Todo protesto é um misto de cálculos e emoções e por isto é sempre complicado quando os atores tem muitas expectativas no campo social. A política é justamente isso, a capacidade de criar um campo de negociação entre atores em disputa, não vencem e nem perdem tudo, isto é, não conseguem realizar tudo o que desejam mas conseguem alguma coisa, podem afetar a opinião pública e auxiliar na mudança das visões de mundo. Para Jaspers, o protesto está em toda parte, entranhando a democracia, dos direitos humanos às formas de cultura, movimentos sociais fazem cultura, fazem futuro, dão expressão a inspirações. A grandeza dos movimentos sociais está na capacidade de fazer emergir uma só voz, mas é sempre frágil e nem todos os movimentos são bons, como provou o fascismo. Sua grandeza está em responder afirmativamente a questão de “como as pessoas podem confiar uma nas outras e colocar projetos coletivos acima de seus interesses pessoais e familiares”?
A lição de Jaspers é que protestos dependem de redes sociais e mídias para exercerem pressão sobre políticos e autoridades e obtém vitórias e derrotas em arenas diferentes.
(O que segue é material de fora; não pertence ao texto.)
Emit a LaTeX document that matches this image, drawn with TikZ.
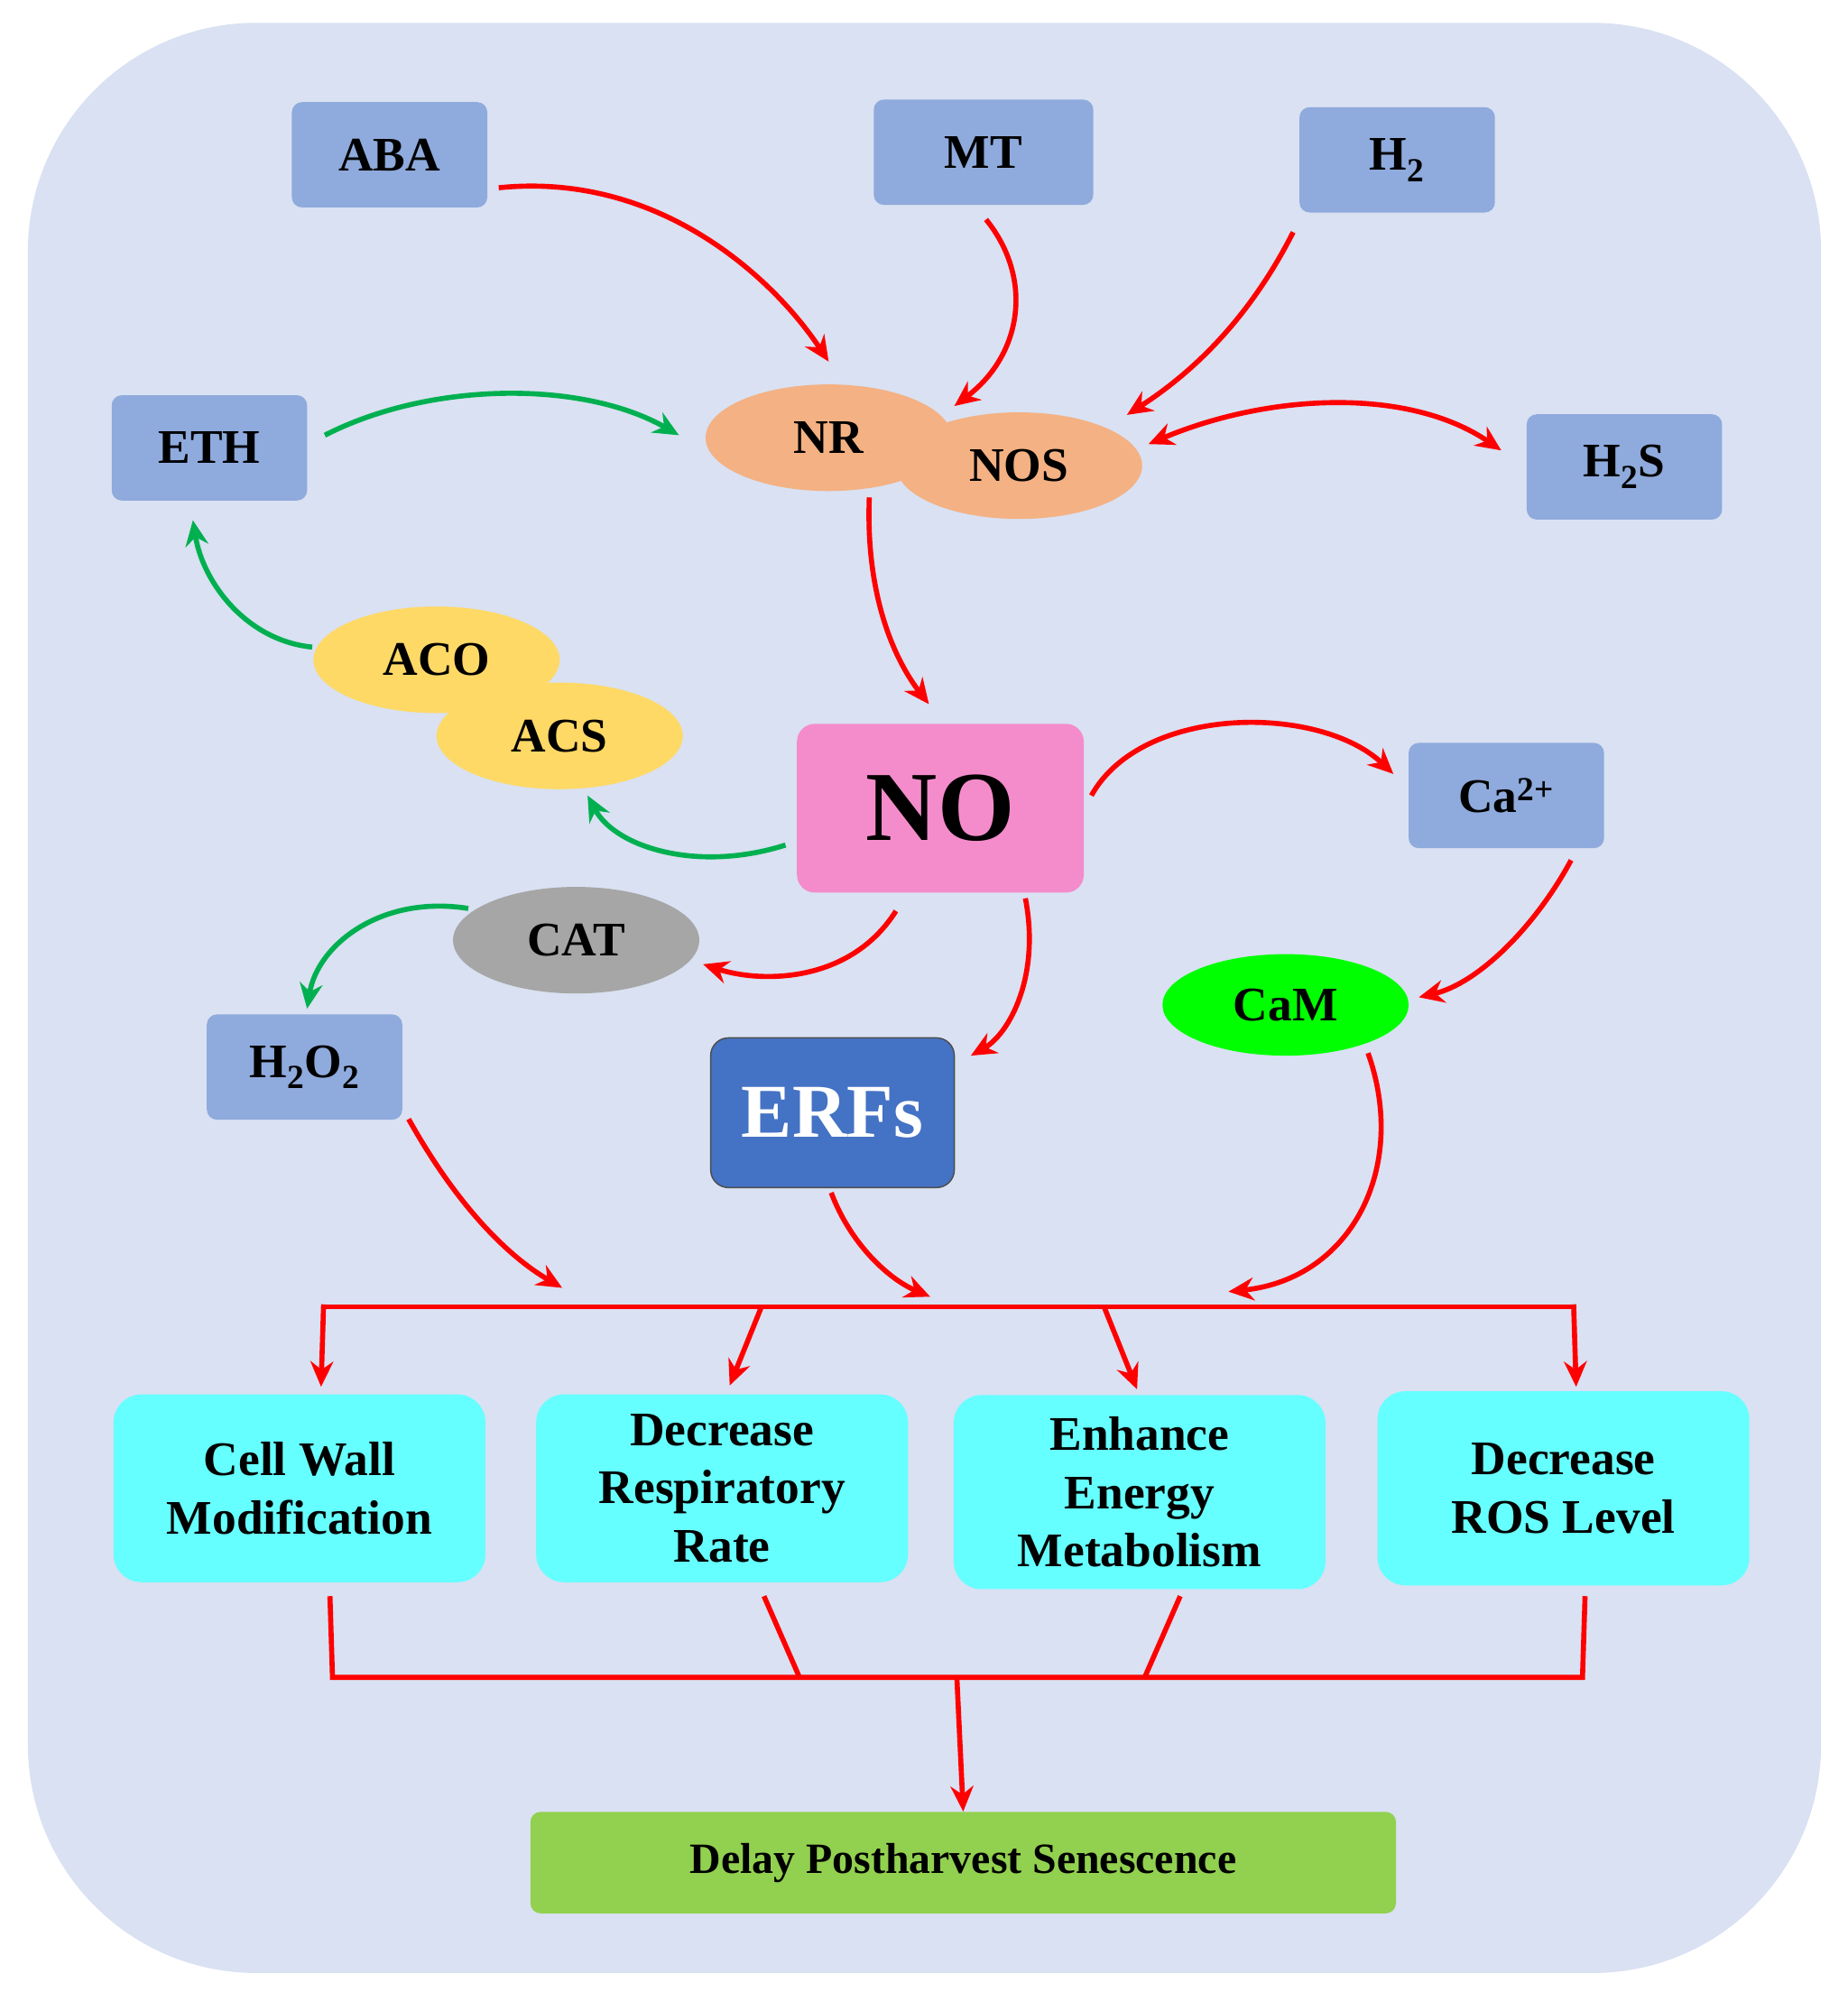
\documentclass[tikz,border=0pt]{standalone}
\usepackage{fontspec}
\setmainfont{Liberation Serif}
\usetikzlibrary{arrows.meta,shapes.geometric}
\definecolor{bg}{HTML}{D9E1F2}
\definecolor{boxb}{HTML}{8FAADC}
\definecolor{nrc}{HTML}{F4B183}
\definecolor{yel}{HTML}{FFD966}
\definecolor{pinkc}{HTML}{F48CCB}
\definecolor{erf}{HTML}{4472C4}
\definecolor{cyanc}{HTML}{66FFFF}
\definecolor{grn}{HTML}{92D050}
\definecolor{garr}{HTML}{00B050}
\begin{document}
\begin{tikzpicture}[x=1pt,y=-1pt,
  every node/.style={font=\fontsize{38}{46}\selectfont\bfseries, inner sep=0pt},
  bx/.style={fill=boxb, rounded corners=8pt, minimum width=154pt, minimum height=83pt},
  el/.style={ellipse, minimum width=194pt, minimum height=84pt},
  outbox/.style={fill=cyanc, rounded corners=22pt, minimum width=293pt, minimum height=148pt, align=center},
  ra/.style={draw=red, line width=4pt, -{Stealth[length=20pt,width=18pt]}},
  ga/.style={draw=garr, line width=4pt, -{Stealth[length=20pt,width=18pt]}},
  rl/.style={draw=red, line width=4pt}]
\useasboundingbox (0,0) rectangle (1456,1570);
\fill[bg, rounded corners=180pt] (22,18) rectangle (1435,1555);
\node[bx] (ABA) at (307,122) {ABA};
\node[bx, minimum width=173pt] (MT) at (775,120) {MT};
\node[bx] (H2) at (1101,126) {H\textsubscript{2}};
\node[bx] (ETH) at (165,353) {ETH};
\node[bx] (H2S) at (1280,368) {H\textsubscript{2}S};
\node[el, fill=nrc] (NR) at (653,345) {NR};
\node[el, fill=nrc] (NOS) at (803,367) {NOS};
\node[el, fill=yel] (ACO) at (344,520) {ACO};
\node[el, fill=yel] (ACS) at (441,580) {ACS};
\node[fill=pinkc, rounded corners=14pt, minimum width=226pt, minimum height=133pt, font=\fontsize{78}{80}\selectfont\bfseries] (NO) at (741,637) {NO};
\node[bx] (Ca) at (1187,627) {Ca\textsuperscript{2+}};
\node[el, fill=black!35] (CAT) at (454,741) {CAT};
\node[bx] (H2O2) at (240,841) {H\textsubscript{2}O\textsubscript{2}};
\node[el, fill=green, minimum height=80pt] (CaM) at (1013,792) {CaM};
\node[fill=erf, draw=black!70, line width=1pt, rounded corners=14pt, minimum width=192pt, minimum height=118pt, text=white, font=\fontsize{60}{62}\selectfont\bfseries] (ERF) at (656,877) {ERFs};
\node[outbox] (O1) at (236,1173) {Cell Wall\\Modification};
\node[outbox] (O2) at (569,1173) {Decrease\\Respiratory\\Rate};
\node[outbox, minimum height=153pt] (O3) at (898,1176) {Enhance\\Energy\\Metabolism};
\node[outbox, minimum height=153pt] (O4) at (1232,1173) {Decrease\\ROS Level};
\node[fill=grn, rounded corners=8pt, minimum width=682pt, minimum height=80pt, font=\fontsize{34}{40}\selectfont\bfseries] (D) at (759,1468) {Delay Postharvest Senescence};
\coordinate (b1) at (443,1015); \coordinate (b2) at (733,1022); \coordinate (b3) at (968,1018);
\draw[ra] (393,148) .. controls (520,135) and (610,220) .. (653,285);
\draw[ra] (777,173) .. controls (815,220) and (805,280) .. (752,320);
\draw[ra] (1019,183) .. controls (980,260) and (930,300) .. (888,327);
\draw[ra,{Stealth[length=20pt,width=18pt]}-{Stealth[length=20pt,width=18pt]}] (905,350) .. controls (1000,310) and (1110,305) .. (1183,355);
\draw[ga] (256,343) .. controls (340,300) and (460,300) .. (535,343);
\draw[ra] (685,392) .. controls (682,470) and (705,520) .. (732,555);
\draw[ga] (619,666) .. controls (550,688) and (485,668) .. (463,627);
\draw[ga] (246,510) .. controls (195,505) and (160,460) .. (152,410);
\draw[ra] (860,627) .. controls (900,555) and (1040,555) .. (1098,610);
\draw[ra] (1238,678) .. controls (1210,730) and (1165,775) .. (1118,786);
\draw[ra] (706,718) .. controls (670,775) and (600,775) .. (554,760);
\draw[ga] (369,716) .. controls (300,705) and (250,745) .. (242,795);
\draw[ra] (808,708) .. controls (820,770) and (795,815) .. (765,832);
\draw[ra] (322,882) .. controls (360,950) and (400,990) .. (b1);
\draw[ra] (655,940) .. controls (670,980) and (700,1008) .. (b2);
\draw[ra] (1078,830) .. controls (1110,920) and (1065,1008) .. (b3);
\draw[rl] (255,1030) -- (1240,1030);
\draw[ra] (255,1028) -- (253,1093);
\draw[ra] (600,1030) -- (575,1092);
\draw[ra] (870,1030) -- (896,1095);
\draw[ra] (1240,1028) -- (1242,1093);
\draw[rl] (260,1258) -- (262,1322) -- (1247,1322) -- (1249,1258);
\draw[rl] (602,1258) -- (630,1322);
\draw[rl] (930,1258) -- (902,1322);
\draw[ra] (754,1322) -- (D.north);
\end{tikzpicture}
\end{document}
Agências governamentais podem manter diferentes relações com atores de protestos mas a principal espaço de manobra para os protestos é que o próprio Estado, raramente é um ator unificado e sim um conjunto de atores secundários muitas vezes em confronto. E com isto com que contam os movimentos sociais para fazerem vitoriosos seus protestos.